ELIZABETH BLAIR: There are some very famous artists represented in the show "Hide/Seek": Andy Warhol, Walt Whitman, Jasper Johns, among many others. But the work that so far has been the most controversial is a provocative video by the late artist David Wojnarowicz.
(Soundbite of song "This Is The Law Of The Plague")
Ms. DIAMANDA GALAS (Singer/Songwriter): When any man hath an issue out of his flesh...
BLAIR: The work is called "A Fire In My Belly." Martin Sullivan, director of the Smithsonian's National Portrait Gallery, says the artist created the 1987 work as a response to the agony and suffering of his partner, who at the time was dying of AIDS. Sullivan describes the work.
Mr. MARTIN SULLIVAN (Director, National Portrait Gallery, Smithsonian): Vivid colors, fairly grotesque scenes, parts of the human body. It's more kind of a meditation on the fragility of the flesh.
BLAIR: Included in that meditation is a crucifix, a cross bearing the body of Christ, crawling with ants.
Mr. PHIL DONOHUE (President, The Catholic League): The Smithsonian would never have their little ants crawling all over an image of Mohammed.
BLAIR: Bill Donohue, President of the Catholic League, calls the video hate speech and complained to members of Congress and the Smithsonian's board of regents.
Mr. DONOHUE: And my principle is very simple: If it is wrong for the government to take the taxpayers' money to promote religion, why is it acceptable for the government to take the taxpayers' money to assault religion?
BLAIR: Donohue admits he has not seen the exhibition "Hide/Seek," but he did see the video images of the ants on the crucifix online.
His concerns echo those of others who've complained to the National Portrait Gallery, says Martin Sullivan. So he decided to remove "A Fire In My Belly" from the show.
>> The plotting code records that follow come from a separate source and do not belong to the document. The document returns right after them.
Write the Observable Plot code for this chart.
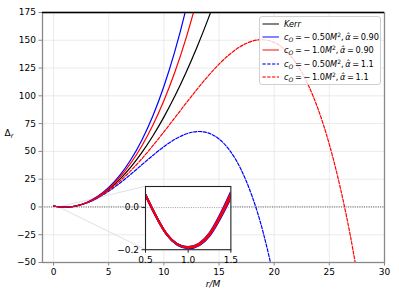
<!DOCTYPE html>
<html><head><meta charset="utf-8">
<script src="https://cdn.jsdelivr.net/npm/d3@7"></script>
<script src="https://cdn.jsdelivr.net/npm/@observablehq/plot@0.6"></script>
<style>
body{margin:0;background:#fff;}
#wrap{position:relative;width:399px;height:299px;overflow:hidden;font-family:"DejaVu Sans",sans-serif;}
#wrap svg{position:absolute;}
#wrap svg text{fill:#000;}
#legend{position:absolute;left:259px;top:16px;width:122px;height:69px;background:rgba(255,255,255,0.8);border:1px solid #d0d0d0;border-radius:3px;box-sizing:border-box;font-size:8.2px;color:#000;}
#legend .row{position:absolute;left:0;height:12px;line-height:12px;white-space:nowrap;}
#legend .row svg{position:absolute;left:2px;top:4px;}
#legend .lab{position:absolute;left:24px;top:0;}
#legend sub,#legend sup{font-size:6px;line-height:0;}
#legend sub{vertical-align:-1.5px;}
#legend sup{vertical-align:3.5px;}
</style></head><body><div id="wrap"></div>
<script>
// ---- data ----
const rValues = [0,0.25,0.5,0.75,1,1.25,1.5,2,3,4,5,6,7,8,9,10,11,12,13,14,15,16,17,18,19,20,21,22,23,24,25,26,27,28];
const kerr = [0.81,0.3725,0.06,-0.1275,-0.19,-0.1275,0.06,0.81,3.81,8.81,15.81,24.81,35.81,48.81,63.81,80.81,99.81,120.81,143.81,168.81,195.81];
const blueSolid = [0.81,0.373,0.06,-0.1266,-0.187,-0.1208,0.074,0.854,4.03,9.52,17.54,28.39,42.44,60.11,81.92,108.41,140.22,178.04,222.6];
const redSolid = [0.81,0.373,0.06,-0.127,-0.1885,-0.1239,0.0675,0.834,3.93,9.19,16.74,26.73,39.36,54.87,73.52,95.61,121.48,151.5,186.08];
const blueDashed = [0.81,0.372,0.06,-0.1283,-0.193,-0.134,0.047,0.767,3.59,8.13,14.15,21.36,29.42,37.91,46.36,54.21,60.86,65.65,67.84,66.62,61.15,50.48,33.64,9.57,-22.84,-64.79];
const redDashed = [0.81,0.372,0.06,-0.1279,-0.191,-0.1307,0.0533,0.789,3.7,8.47,14.98,23.09,32.62,43.36,55.08,67.51,80.34,93.23,105.82,117.72,128.48,137.65,144.73,149.19,150.48,148.01,141.15,129.25,111.62,87.55,56.28,17.03,-31.0,-88.7];

const seriesKeys = ["kerr","blueSolid","redSolid","blueDashed","redDashed"];
const seriesValues = [kerr, blueSolid, redSolid, blueDashed, redDashed];
const seriesColors = ["#000000","#0000ff","#ff0000","#0000ff","#ff0000"];
const seriesDash = [null,null,null,"3.2,1.6","3.2,1.6"];
const legendLabels = [
  "<i>Kerr</i>",
  "<i>c</i><sub><i>O</i></sub>&#8201;=&#8201;−&#8201;0.50<i>M</i><sup>2</sup>,&#8201;<i>α̂</i>&#8201;=&#8201;0.90",
  "<i>c</i><sub><i>O</i></sub>&#8201;=&#8201;−&#8201;1.0<i>M</i><sup>2</sup>,&#8201;<i>α̂</i>&#8201;=&#8201;0.90",
  "<i>c</i><sub><i>O</i></sub>&#8201;=&#8201;−&#8201;0.50<i>M</i><sup>2</sup>,&#8201;<i>α̂</i>&#8201;=&#8201;1.1",
  "<i>c</i><sub><i>O</i></sub>&#8201;=&#8201;−&#8201;1.0<i>M</i><sup>2</sup>,&#8201;<i>α̂</i>&#8201;=&#8201;1.1"
];

const xDomain = [-1, 30];
const yDomain = [-50, 175];
const xTicks = [0,5,10,15,20,25,30];
const yTicks = [-50,-25,0,25,50,75,100,125,150,175];
const insetXDomain = [0.5, 1.5];
const insetYDomain = [-0.2, 0.1];
const insetXTicks = [0.5, 1.0, 1.5];
const insetYTicks = [-0.2, 0.0];

// layout (main-axis data units where the inset box sits)
const insetBox = {x: [8.32, 16.06], y: [-38.3, 18.6]};

(function () {
const table = [];
seriesValues.forEach((vals, i) => {
  vals.forEach((v, j) => { if (v != null) table.push({s: seriesKeys[i], r: rValues[j], d: v}); });
});

const font = "'DejaVu Sans', sans-serif";
const fs = "9px";
const wrap = document.getElementById("wrap");

function lineMarks(data, w, clip, dashed) {
  return seriesKeys.map((k, i) => Plot.line(data.filter(d => d.s === k), {
    x: "r", y: "d", curve: "natural", stroke: seriesColors[i],
    strokeWidth: w, clip, ariaDescription: "series-" + i,
    ...(dashed && seriesDash[i] ? {strokeDasharray: seriesDash[i]} : {})
  }));
}
function applyDashes(node) {
  seriesDash.forEach((dsh, i) => {
    if (!dsh) return;
    const g = d3.select(node).selectAll(`[aria-description="series-${i}"]`);
    g.attr("stroke-dasharray", dsh);
    g.selectAll("path").attr("stroke-dasharray", dsh);
  });
}

const connectors = [
  {x1: insetXDomain[0], y1: insetYDomain[1], x2: insetBox.x[0], y2: insetBox.y[1]},
  {x1: insetXDomain[0], y1: insetYDomain[0], x2: insetBox.x[0], y2: insetBox.y[0]}
];

const main = Plot.plot({
  width: 399, height: 299,
  marginLeft: 42, marginRight: 15, marginTop: 12, marginBottom: 37,
  style: {fontFamily: font, fontSize: fs, color: "#888", background: "transparent", overflow: "visible"},
  x: {domain: xDomain, ticks: xTicks, tickSize: 3.5, tickPadding: 2.5, label: null, tickFormat: d => String(d)},
  y: {domain: yDomain, ticks: yTicks, tickSize: 3.5, tickPadding: 3, label: null},
  marks: [
    Plot.ruleX(xTicks, {stroke: "#e6e6e6", strokeWidth: 0.8}),
    Plot.ruleY(yTicks, {stroke: "#e6e6e6", strokeWidth: 0.8}),
    Plot.ruleY([0], {stroke: "#333", strokeWidth: 0.8, strokeDasharray: "1,1.3"}),
    Plot.link(connectors, {x1: "x1", y1: "y1", x2: "x2", y2: "y2", stroke: "#d8d8d8", strokeWidth: 0.8}),
    ...lineMarks(table, 1.2, true, true),
    Plot.frame({stroke: "#888", strokeWidth: 1.3}),
    Plot.ruleY([yDomain[1]], {stroke: "#000", strokeWidth: 1.3})
  ]
});
main.style.left = "0px"; main.style.top = "0px";
applyDashes(main);
wrap.appendChild(main);

const svg = d3.select(main);
const yl = svg.append("text").attr("x", 9).attr("y", 136).style("font-family", font).style("font-size", fs);
yl.append("tspan").text("Δ");
yl.append("tspan").attr("dy", 2).style("font-size", "6.4px").style("font-style", "italic").text("r");
svg.append("text").attr("x", 213).attr("y", 287).attr("text-anchor", "middle")
  .style("font-family", font).style("font-size", fs).style("font-style", "italic").text("r/M");

const xs = main.scale("x"), ys = main.scale("y");
const bLeft = xs.apply(insetBox.x[0]), bRight = xs.apply(insetBox.x[1]);
const bTop = ys.apply(insetBox.y[1]), bBottom = ys.apply(insetBox.y[0]);
const mL = 30, mR = 8, mT = 2, mB = 16;
const insetData = table.filter(d => d.r >= insetXDomain[0] && d.r <= insetXDomain[1]);
const inset = Plot.plot({
  width: (bRight - bLeft) + mL + mR, height: (bBottom - bTop) + mT + mB,
  marginLeft: mL, marginRight: mR, marginTop: mT, marginBottom: mB,
  style: {fontFamily: font, fontSize: fs, color: "#222", background: "transparent", overflow: "visible"},
  x: {domain: insetXDomain, ticks: insetXTicks, tickFormat: ".1f", tickSize: 3.5, tickPadding: 3, label: null},
  y: {domain: insetYDomain, ticks: insetYTicks, tickFormat: ".1f", tickSize: 3.5, tickPadding: 3, label: null},
  marks: [
    Plot.frame({fill: "white"}),
    Plot.ruleY([0], {stroke: "#888", strokeWidth: 0.8, strokeDasharray: "1,1.3"}),
    ...lineMarks(insetData, 2, true, false),
    Plot.frame({stroke: "#222", strokeWidth: 1.1})
  ]
});
inset.style.left = (bLeft - mL) + "px";
inset.style.top = (bTop - mT) + "px";
wrap.appendChild(inset);

const legend = document.createElement("div");
legend.id = "legend";
legendLabels.forEach((lab, i) => {
  const row = document.createElement("div");
  row.className = "row";
  row.style.top = (0.7 + i * 13.3) + "px";
  row.style.width = "120px";
  const dash = seriesDash[i] ? `stroke-dasharray="${seriesDash[i]}"` : "";
  row.innerHTML = `<svg width="18" height="4"><line x1="0.5" y1="2" x2="17" y2="2" stroke="${seriesColors[i]}" stroke-opacity="0.75" stroke-width="1.3" ${dash}/></svg><span class="lab">${lab}</span>`;
  legend.appendChild(row);
});
wrap.appendChild(legend);
})();
</script>
</body></html>
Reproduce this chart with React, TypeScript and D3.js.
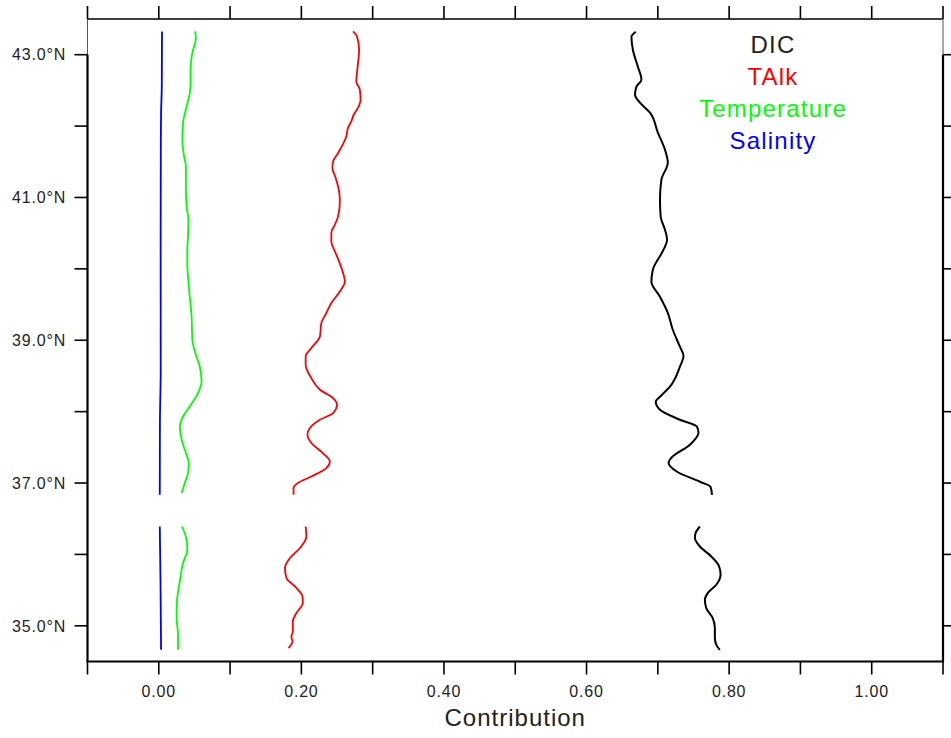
import React from "react";
import * as d3 from "d3";

// latitude (°N) and contribution values; NaN separates the two segments
const dicLat = [43.322, 43.252, 43.07, 42.832, 42.65, 42.552, 42.44, 42.327, 42.187, 41.907, 41.669, 41.487, 41.249, 40.968, 40.73, 40.548, 40.408, 40.268, 39.988, 39.82, 39.61, 39.385, 39.147, 38.909, 38.783, 38.629, 38.349, 38.208, 38.138, 38.026, 37.886, 37.788, 37.704, 37.536, 37.354, 37.284, 37.158, 37.018, 36.947, 36.835,
  NaN,
  36.391, 36.299, 36.229, 36.111, 35.971, 35.831, 35.715, 35.575, 35.458, 35.364, 35.248, 35.108, 34.968, 34.828, 34.734, 34.664];
const dicVal = [0.669, 0.663, 0.665, 0.672, 0.677, 0.67, 0.668, 0.675, 0.689, 0.7, 0.71, 0.714, 0.705, 0.703, 0.704, 0.71, 0.713, 0.708, 0.693, 0.691, 0.703, 0.714, 0.721, 0.731, 0.736, 0.731, 0.717, 0.703, 0.697, 0.703, 0.731, 0.755, 0.757, 0.745, 0.719, 0.715, 0.727, 0.759, 0.774, 0.776,
  NaN,
  0.759, 0.753, 0.752, 0.759, 0.775, 0.786, 0.788, 0.782, 0.77, 0.766, 0.768, 0.777, 0.78, 0.78, 0.782, 0.787];

const talkLat = [43.326, 43.256, 43.07, 42.836, 42.626, 42.51, 42.37, 42.257, 42.159, 42.066, 41.977, 41.855, 41.739, 41.623, 41.505, 41.417, 41.277, 41.109, 40.945, 40.735, 40.618, 40.506, 40.384, 40.268, 40.138, 39.942, 39.824, 39.684, 39.521, 39.381, 39.241, 39.053, 38.891, 38.773, 38.657, 38.47, 38.307, 38.19, 38.096, 37.98, 37.886, 37.77, 37.676, 37.56, 37.42, 37.302, 37.209, 37.092, 36.999, 36.929, 36.835,
  NaN,
  36.391, 36.251, 36.089, 35.949, 35.809, 35.668, 35.551, 35.411, 35.318, 35.178, 35.06, 34.92, 34.85, 34.78, 34.688];
const talkVal = [0.2725, 0.278, 0.281, 0.279, 0.277, 0.282, 0.283, 0.2795, 0.2735, 0.27, 0.2655, 0.263, 0.258, 0.2515, 0.2445, 0.2435, 0.248, 0.2525, 0.254, 0.2515, 0.247, 0.242, 0.242, 0.246, 0.2515, 0.2585, 0.261, 0.254, 0.242, 0.235, 0.228, 0.226, 0.214, 0.206, 0.206, 0.214, 0.226, 0.2445, 0.25, 0.2445, 0.226, 0.212, 0.2085, 0.214, 0.23, 0.24, 0.235, 0.214, 0.195, 0.189, 0.189,
  NaN,
  0.206, 0.207, 0.198, 0.184, 0.177, 0.179, 0.191, 0.2015, 0.202, 0.193, 0.188, 0.188, 0.186, 0.1875, 0.182];

const tempLat = [43.326, 43.234, 43.024, 42.79, 42.604, 42.463, 42.276, 42.043, 41.809, 41.575, 41.435, 41.155, 40.875, 40.688, 40.454, 40.268, 40.082, 39.708, 39.333, 39.007, 38.797, 38.633, 38.423, 38.26, 38.073, 37.932, 37.792, 37.606, 37.42, 37.279, 37.139, 37.001, 36.859,
  NaN,
  36.391, 36.205, 36.065, 35.879, 35.621, 35.341, 35.108, 34.874, 34.664];
const tempVal = [0.051, 0.052, 0.047, 0.0445, 0.0445, 0.0435, 0.039, 0.034, 0.033, 0.0355, 0.038, 0.038, 0.039, 0.0415, 0.041, 0.04, 0.04, 0.0425, 0.046, 0.047, 0.052, 0.0575, 0.06, 0.055, 0.0435, 0.034, 0.0295, 0.032, 0.038, 0.042, 0.041, 0.0365, 0.032,
  NaN,
  0.0325, 0.039, 0.04, 0.034, 0.0295, 0.0255, 0.025, 0.027, 0.027];

const salLat = [43.326, 42.556, 42.187, 41.627, 40.226, 38.6, 37.844, 36.835,
  NaN,
  36.391, 35.621, 34.664];
const salVal = [0.0045, 0.0042, 0.0032, 0.0028, 0.0026, 0.0027, 0.0016, 0.0014,
  NaN,
  0.0014, 0.0024, 0.0032];

const seriesNames = ["DIC", "TAlk", "Temperature", "Salinity"];
const seriesColors = ["#000000", "#ff0000", "#00ff00", "#0000ff"];

const xTicks = [-0.1, 0, 0.1, 0.2, 0.3, 0.4, 0.5, 0.6, 0.7, 0.8, 0.9, 1.0, 1.1];
const xLabels = [0, 0.2, 0.4, 0.6, 0.8, 1.0];
const yTicks = [35, 36, 37, 38, 39, 40, 41, 42, 43];
const yLabels = [35, 37, 39, 41, 43];

const W = 951, H = 738;
const L = 87.5, R = 943, T = 19, B = 661.5;

export default function App() {
  const x = d3.scaleLinear().domain([-0.1, 1.1]).range([L, R]);
  const y = d3.scaleLinear().domain([34.5, 43.5]).range([B, T]);
  const series = [
    { lat: dicLat, val: dicVal },
    { lat: talkLat, val: talkVal },
    { lat: tempLat, val: tempVal },
    { lat: salLat, val: salVal },
  ];
  const line = d3
    .line<[number, number]>()
    .defined((d) => !isNaN(d[0]) && !isNaN(d[1]))
    .x((d) => x(d[1]))
    .y((d) => y(d[0]))
    .curve(d3.curveMonotoneY);

  const font = "'Liberation Sans', Arial, sans-serif";
  const y43 = y(43);

  return (
    <svg width={W} height={H} style={{ position: "absolute", left: 0, top: 0, background: "#fff" }}>
      {/* data lines */}
      {series.map((s, i) => (
        <path
          key={i}
          d={line(s.lat.map((la, j) => [la, s.val[j]] as [number, number])) || ""}
          fill="none"
          stroke={seriesColors[i]}
          strokeWidth={i === 0 ? 2 : 1.8}
        />
      ))}
      {/* frame */}
      <line x1={L} x2={R} y1={T} y2={T} stroke="#000" strokeWidth={1.5} />
      <line x1={L - 1} x2={R + 1} y1={B} y2={B} stroke="#000" strokeWidth={2.2} />
      <line x1={L} x2={L} y1={T} y2={y43} stroke="#555" strokeWidth={1} />
      <line x1={L} x2={L} y1={y43} y2={B} stroke="#000" strokeWidth={2.2} />
      <line x1={R} x2={R} y1={T} y2={y43} stroke="#555" strokeWidth={1} />
      <line x1={R} x2={R} y1={y43} y2={B} stroke="#000" strokeWidth={2.2} />
      {/* x ticks */}
      {xTicks.map((t) => (
        <g key={"xt" + t}>
          <line x1={x(t)} x2={x(t)} y1={B} y2={B + 13} stroke="#000" strokeWidth={1.6} />
          <line x1={x(t)} x2={x(t)} y1={T} y2={T - 13} stroke="#000" strokeWidth={1.6} />
        </g>
      ))}
      {xLabels.map((t) => (
        <text
          key={"xl" + t}
          x={x(t)}
          y={697}
          textAnchor="middle"
          fontFamily={font}
          fontSize={16}
          letterSpacing={0.8}
          fill="#222"
        >
          {d3.format(".2f")(t)}
        </text>
      ))}
      {/* y ticks */}
      {yTicks.map((t) => (
        <g key={"yt" + t}>
          <line x1={L} x2={L - 13} y1={y(t)} y2={y(t)} stroke="#000" strokeWidth={1.6} />
          <line x1={R} x2={R + 10} y1={y(t)} y2={y(t)} stroke="#000" strokeWidth={1.6} />
        </g>
      ))}
      {yLabels.map((t) => (
        <text
          key={"yl" + t}
          x={66}
          y={y(t) + 5.8}
          textAnchor="end"
          fontFamily={font}
          fontSize={16}
          letterSpacing={0.8}
          fill="#222"
        >
          {d3.format(".1f")(t) + "°N"}
        </text>
      ))}
      {/* axis title */}
      <text
        x={(L + R) / 2}
        y={726}
        textAnchor="middle"
        fontFamily={font}
        fontSize={24}
        letterSpacing={1}
        fill="#222"
      >
        Contribution
      </text>
      {/* legend */}
      {seriesNames.map((n, i) => (
        <text
          key={n}
          x={773}
          y={52.5 + i * 32}
          textAnchor="middle"
          fontFamily={font}
          fontSize={24}
          letterSpacing={1.2}
          fill={seriesColors[i] === "#000000" ? "#222" : seriesColors[i]}
        >
          {n}
        </text>
      ))}
    </svg>
  );
}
Mr. SULLIVAN: The concern that people of the Christian faith were apparently telling us: Well, you wouldn't do this to a Muslim image, and so forth, was distracting from the larger and more important themes of the show, which is why we did the exhibition in the first place.
BLAIR: At least one critic has accused the Smithsonian of caving in to pressure from two Republican members of Congress. Representative Eric Cantor of Virginia called the exhibition, quote, "an outrageous use of taxpayer money." And a spokesperson for House Speaker-to-be John Boehner told The Hill newspaper that, quote, "Smithsonian officials should either acknowledge the mistake or be prepared to face tough scrutiny beginning in January."
Political football? You bet, says Lee Rosenbaum, who writes about the arts for The Wall Street Journal. In her blog, culturegrrl on artsjournal.com, she says a show like this could be too controversial for a federal institution.
Ms. LEE ROSENBAUM (Writer, Wall Street Journal): Most of its artists are down the middle of the fairway, you know, big-name American artists like Eakins, Bellows, Hartley, O'Keeffe even. The problem is that it's such an easy target for conservative politicians at this particular time, when they're looking for cuts, when they're looking for differences with the administration, to look at a federal institution, which the National Portrait Gallery is, and to try to make that into a big issue.
BLAIR: A spokesperson for the Smithsonian says, since the show opened on October 30th, the National Portrait Gallery received only one complaint from a visitor. The gallery's Martin Sullivan says the rest of the exhibition will remain open until mid-February.
Elizabeth Blair, NPR News, Washington.